In 1982 Karl Clark, D. Lynn Mattingly and other TNG members formed United Citizens for Human Rights (UCHR). The UCHR, Clark noted, was “the open political arm of the Tuesday Night Group. We were out of the closets and our names could be used in the paper and so on. We met with the politicians on a one to one basis.” In 1982, which Clark called a “watershed year” in Broward politics, “Anne MacKenzie, Peter Deutsch, and Peter Weinstein accredited the UCHR and the gay community for their victories.”

One of the losing candidates that year was Dennis Foley, who ran for the Florida House of Representatives against Debby Sanderson. According to Clark, “Dennis was the president of the Democratic Club of Wilton Manors. After the election was over Dennis asked me to take the charter and revitalize the Club. In November of 1982 we held an election and I was elected president. Then we went to John Lomelo, who was the chair of the Democratic Executive Committee, and told him we wanted to change the name to the Dolphin Democratic Club of Broward County.

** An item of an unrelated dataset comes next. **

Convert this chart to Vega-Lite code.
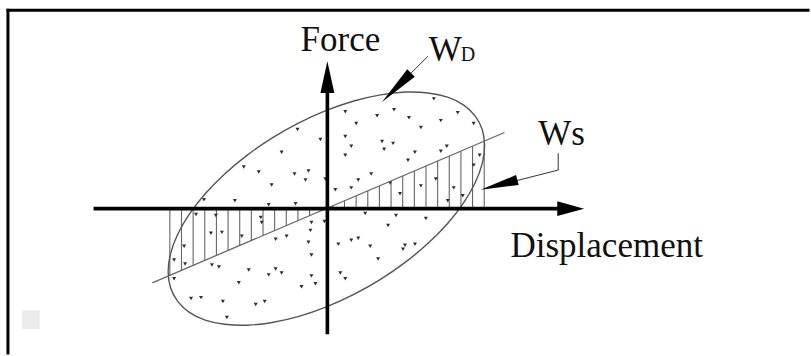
{
  "$schema": "https://vega.github.io/schema/vega-lite/v6.json",
  "width": 811,
  "height": 356,
  "padding": 0,
  "autosize": {"type": "fit", "contains": "padding"},
  "background": "white",
  "config": {"view": {"stroke": null}},
  "datasets": {
    "frame": [
      {"x": -32.0, "x2": 48.4, "y": 20.07, "y2": 20.07},
      {"x": -32.0, "x2": -32.0, "y": 20.07, "y2": -14.6}
    ],
    "smudge": [{"x": -30.6, "x2": -28.8, "y": -10.3, "y2": -12.2}],
    "ellipse": [
      {"i": 0, "x": 15.9, "y": 6.37}, {"i": 1, "x": 15.66, "y": 4.55}, {"i": 2, "x": 14.94, "y": 2.59},
      {"i": 3, "x": 13.77, "y": 0.56}, {"i": 4, "x": 12.18, "y": -1.5}, {"i": 5, "x": 10.22, "y": -3.51},
      {"i": 6, "x": 7.95, "y": -5.41}, {"i": 7, "x": 5.44, "y": -7.15}, {"i": 8, "x": 2.76, "y": -8.67},
      {"i": 9, "x": 0, "y": -9.93}, {"i": 10, "x": -2.76, "y": -10.89}, {"i": 11, "x": -5.44, "y": -11.51},
      {"i": 12, "x": -7.95, "y": -11.79}, {"i": 13, "x": -10.22, "y": -11.7}, {"i": 14, "x": -12.18, "y": -11.27},
      {"i": 15, "x": -13.77, "y": -10.49}, {"i": 16, "x": -14.94, "y": -9.38}, {"i": 17, "x": -15.66, "y": -8.0},
      {"i": 18, "x": -15.9, "y": -6.37}, {"i": 19, "x": -15.66, "y": -4.55}, {"i": 20, "x": -14.94, "y": -2.59},
      {"i": 21, "x": -13.77, "y": -0.56}, {"i": 22, "x": -12.18, "y": 1.5}, {"i": 23, "x": -10.22, "y": 3.51},
      {"i": 24, "x": -7.95, "y": 5.41}, {"i": 25, "x": -5.44, "y": 7.15}, {"i": 26, "x": -2.76, "y": 8.67},
      {"i": 27, "x": 0, "y": 9.93}, {"i": 28, "x": 2.76, "y": 10.89}, {"i": 29, "x": 5.44, "y": 11.51},
      {"i": 30, "x": 7.95, "y": 11.79}, {"i": 31, "x": 10.22, "y": 11.7}, {"i": 32, "x": 12.18, "y": 11.27},
      {"i": 33, "x": 13.77, "y": 10.49}, {"i": 34, "x": 14.94, "y": 9.38}, {"i": 35, "x": 15.66, "y": 8.0}
    ],
    "hatch": [
      {"x": -15.73, "y": 0, "y2": -6.76}, {"x": -14.56, "y": 0, "y2": -6.26}, {"x": -13.39, "y": 0, "y2": -5.76},
      {"x": -12.22, "y": 0, "y2": -5.25}, {"x": -11.05, "y": 0, "y2": -4.75}, {"x": -9.88, "y": 0, "y2": -4.25},
      {"x": -8.71, "y": 0, "y2": -3.75}, {"x": -7.54, "y": 0, "y2": -3.24}, {"x": -6.37, "y": 0, "y2": -2.74},
      {"x": -5.2, "y": 0, "y2": -2.24}, {"x": -4.03, "y": 0, "y2": -1.73}, {"x": -2.86, "y": 0, "y2": -1.23},
      {"x": -1.69, "y": 0, "y2": -0.73}, {"x": -0.52, "y": 0, "y2": -0.22}, {"x": 0.65, "y": 0, "y2": 0.28},
      {"x": 1.82, "y": 0, "y2": 0.78}, {"x": 2.99, "y": 0, "y2": 1.29}, {"x": 4.16, "y": 0, "y2": 1.79},
      {"x": 5.33, "y": 0, "y2": 2.29}, {"x": 6.5, "y": 0, "y2": 2.8}, {"x": 7.67, "y": 0, "y2": 3.3},
      {"x": 8.84, "y": 0, "y2": 3.8}, {"x": 10.01, "y": 0, "y2": 4.3}, {"x": 11.18, "y": 0, "y2": 4.81},
      {"x": 12.35, "y": 0, "y2": 5.31}, {"x": 13.52, "y": 0, "y2": 5.81}, {"x": 14.69, "y": 0, "y2": 6.32},
      {"x": 15.86, "y": 0, "y2": 6.82}
    ],
    "stiffness": [{"x": -17.5, "y": -7.5}, {"x": 17.9, "y": 7.7}],
    "axes": [
      {"x": -23.4, "x2": 23.4, "y": 0, "y2": 0},
      {"x": 0.1, "x2": 0.1, "y": -12.7, "y2": 11.9}
    ],
    "xarrow": [{"x": 23.2, "y": -0.75, "y2": 0.75}, {"x": 25.9, "y": 0, "y2": 0}],
    "yarrow": [{"y": 11.7, "x": -0.6, "x2": 0.8}, {"y": 14.9, "x": 0.1, "x2": 0.1}],
    "dots": [
      {"x": -4.5, "y": 5.7}, {"x": -8.3, "y": 4.2}, {"x": -6.8, "y": 3.7}, {"x": -3.2, "y": 3.5},
      {"x": -1.8, "y": 3.8}, {"x": -2.1, "y": 2.9}, {"x": -5.5, "y": 2.4}, {"x": -0.1, "y": 3.0},
      {"x": 1.9, "y": 5.4}, {"x": 5.8, "y": 6.0}, {"x": 8.9, "y": 5.7}, {"x": 11.5, "y": 5.8},
      {"x": 8.2, "y": 4.9}, {"x": 4.5, "y": 3.5}, {"x": 3.2, "y": 2.9}, {"x": 2.5, "y": 2.1},
      {"x": 0.9, "y": 1.9}, {"x": 6.4, "y": 2.6}, {"x": 9.5, "y": 2.3}, {"x": 7.4, "y": 1.5},
      {"x": 11.0, "y": 3.0}, {"x": 12.8, "y": 2.1}, {"x": 12.2, "y": 0.8}, {"x": 13.7, "y": 1.3},
      {"x": 14.8, "y": 4.4}, {"x": 15.4, "y": 5.4}, {"x": -12.3, "y": 0.9}, {"x": -9.2, "y": 0.8},
      {"x": -3.1, "y": 0.5}, {"x": -5.8, "y": 0.4}, {"x": -11.1, "y": -0.7}, {"x": -13.1, "y": -0.6},
      {"x": -6.5, "y": -1.4}, {"x": -6.6, "y": -0.9}, {"x": -1.5, "y": -1.4}, {"x": -1.6, "y": -2.2},
      {"x": -0.2, "y": -1.3}, {"x": 3.9, "y": -0.5}, {"x": 7.0, "y": -0.7}, {"x": 10.0, "y": -1.0},
      {"x": 6.2, "y": -1.7}, {"x": -11.6, "y": -2.5}, {"x": -10.5, "y": -2.4}, {"x": -8.5, "y": -2.8},
      {"x": -5.1, "y": -3.1}, {"x": -4.0, "y": -2.8}, {"x": -1.8, "y": -3.4}, {"x": 2.5, "y": -3.2},
      {"x": 3.2, "y": -3.0}, {"x": 1.2, "y": -3.6}, {"x": 4.4, "y": -3.8}, {"x": 7.9, "y": -3.7},
      {"x": 7.7, "y": -4.1}, {"x": 8.9, "y": -3.6}, {"x": 5.2, "y": -5.1}, {"x": -14.3, "y": -3.8},
      {"x": -14.2, "y": -5.6}, {"x": -15.3, "y": -5.2}, {"x": -11.5, "y": -5.7}, {"x": -10.8, "y": -5.9},
      {"x": -7.8, "y": -6.2}, {"x": -5.8, "y": -6.7}, {"x": -5.1, "y": -6.1}, {"x": -4.5, "y": -6.5},
      {"x": -1.5, "y": -4.7}, {"x": -1.5, "y": -6.8}, {"x": -1.1, "y": -7.6}, {"x": 1.4, "y": -6.5},
      {"x": 1.9, "y": -7.1}, {"x": -8.8, "y": -7.5}, {"x": -2.5, "y": -7.9}, {"x": -15.3, "y": -7.1},
      {"x": -13.6, "y": -9.1}, {"x": -12.6, "y": -9.0}, {"x": -10.4, "y": -9.4}, {"x": -7.1, "y": -9.7},
      {"x": -6.2, "y": -9.4}, {"x": -10.0, "y": -11.0}, {"x": 1.9, "y": 9.8}, {"x": 3.0, "y": 8.6},
      {"x": 5.1, "y": 9.4}, {"x": 6.8, "y": 10.0}, {"x": 8.3, "y": 9.2}, {"x": 10.8, "y": 11.1},
      {"x": 9.5, "y": 8.2}, {"x": 11.5, "y": 8.9}, {"x": 13.2, "y": 9.7}, {"x": 14.8, "y": 8.6},
      {"x": 1.9, "y": 7.3}, {"x": 2.5, "y": 6.3}, {"x": 5.6, "y": 6.8}, {"x": 6.7, "y": 6.6},
      {"x": 12.1, "y": 6.3}, {"x": -0.6, "y": 7.0}, {"x": -2.9, "y": 8.0}
    ],
    "wdLeader": [{"i": 0, "x": 10.2, "y": 15.4}, {"i": 1, "x": 7.6, "y": 12.8}],
    "wdWedge": [{"x": 7.05, "y": 12.25}],
    "wsLeader": [{"i": 0, "x": 23.3, "y": 5.6}, {"i": 1, "x": 23.3, "y": 3.9}, {"i": 2, "x": 18.6, "y": 2.7}],
    "wsWedge": [{"x": 17.35, "y": 2.4}],
    "bigText": [
      {"x": -2.6, "y": 15.9, "label": "Force"},
      {"x": 10.3, "y": 14.9, "label": "W"},
      {"x": 21.3, "y": 6.4, "label": "Ws"},
      {"x": 18.5, "y": -4.9, "label": "Displacement"}
    ],
    "subText": [{"x": 13.5, "y": 14.9, "label": "D"}]
  },
  "encoding": {
    "x": {"field": "x", "type": "quantitative", "scale": {"domain": [-32.8, 48.3], "nice": false, "zero": false}, "axis": null},
    "y": {"field": "y", "type": "quantitative", "scale": {"domain": [-14.5, 21.1], "nice": false, "zero": false}, "axis": null}
  },
  "layer": [
    {
      "data": {"name": "smudge"},
      "mark": {"type": "rect", "fill": "#ebebeb"},
      "encoding": {"x2": {"field": "x2"}, "y2": {"field": "y2"}}
    },
    {
      "data": {"name": "frame"},
      "mark": {"type": "rule", "stroke": "#000000", "strokeWidth": 3, "strokeCap": "square"},
      "encoding": {"x2": {"field": "x2"}, "y2": {"field": "y2"}}
    },
    {
      "data": {"name": "hatch"},
      "mark": {"type": "rule", "stroke": "#666666", "strokeWidth": 1.1},
      "encoding": {"y2": {"field": "y2"}}
    },
    {
      "data": {"name": "dots"},
      "mark": {"type": "point", "shape": "triangle-down", "filled": true, "size": 16, "color": "#2e2e2e", "opacity": 1}
    },
    {
      "data": {"name": "ellipse"},
      "mark": {"type": "line", "interpolate": "cardinal-closed", "stroke": "#555555", "strokeWidth": 1.4},
      "encoding": {"order": {"field": "i", "type": "quantitative"}}
    },
    {
      "data": {"name": "stiffness"},
      "mark": {"type": "line", "stroke": "#666666", "strokeWidth": 1.3},
      "encoding": {}
    },
    {
      "data": {"name": "axes"},
      "mark": {"type": "rule", "stroke": "#000000", "strokeWidth": 3.6},
      "encoding": {"x2": {"field": "x2"}, "y2": {"field": "y2"}}
    },
    {
      "data": {"name": "xarrow"},
      "mark": {"type": "area", "color": "#000000", "orient": "vertical"},
      "encoding": {"y2": {"field": "y2"}}
    },
    {
      "data": {"name": "yarrow"},
      "mark": {"type": "area", "color": "#000000", "orient": "horizontal"},
      "encoding": {"x2": {"field": "x2"}}
    },
    {
      "data": {"name": "wdLeader"},
      "mark": {"type": "line", "stroke": "#333333", "strokeWidth": 1},
      "encoding": {"order": {"field": "i", "type": "quantitative"}}
    },
    {
      "data": {"name": "wdWedge"},
      "mark": {"type": "point", "shape": "M1,0L-1,-0.26L-1,0.26Z", "filled": true, "color": "#000000", "opacity": 1, "size": 1681, "angle": 135}
    },
    {
      "data": {"name": "wsLeader"},
      "mark": {"type": "line", "stroke": "#333333", "strokeWidth": 1},
      "encoding": {"order": {"field": "i", "type": "quantitative"}}
    },
    {
      "data": {"name": "wsWedge"},
      "mark": {"type": "point", "shape": "M1,0L-1,-0.27L-1,0.27Z", "filled": true, "color": "#000000", "opacity": 1, "size": 1444, "angle": 165}
    },
    {
      "data": {"name": "bigText"},
      "mark": {"type": "text", "font": "Liberation Serif", "fontSize": 35, "align": "left", "baseline": "alphabetic", "color": "#111111"},
      "encoding": {"text": {"field": "label"}}
    },
    {
      "data": {"name": "subText"},
      "mark": {"type": "text", "font": "Liberation Serif", "fontSize": 20, "align": "left", "baseline": "alphabetic", "color": "#111111"},
      "encoding": {"text": {"field": "label"}}
    }
  ]
}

He had no problem with that and so we became a county-wide club.” Lomelo also persuaded Clark and other Dolphin Club members to run for and serve in the Democratic Executive Committee – as openly lesbian or gay people.

Though the Tuesday Night Group broke up in the mid-eighties, its influence on our community is still felt today. The Dolphin Democratic Club continues to represent Broward’s LGBT Democrats. The UCHR, under the leadership of Lynn Mattingly and her successors, functioned for years as the non-partisan arm of our community. It also served as a training ground for a new generation of activists who, after the “gay rights” referendum of 1990, went on to form GUARD and other advocacy groups.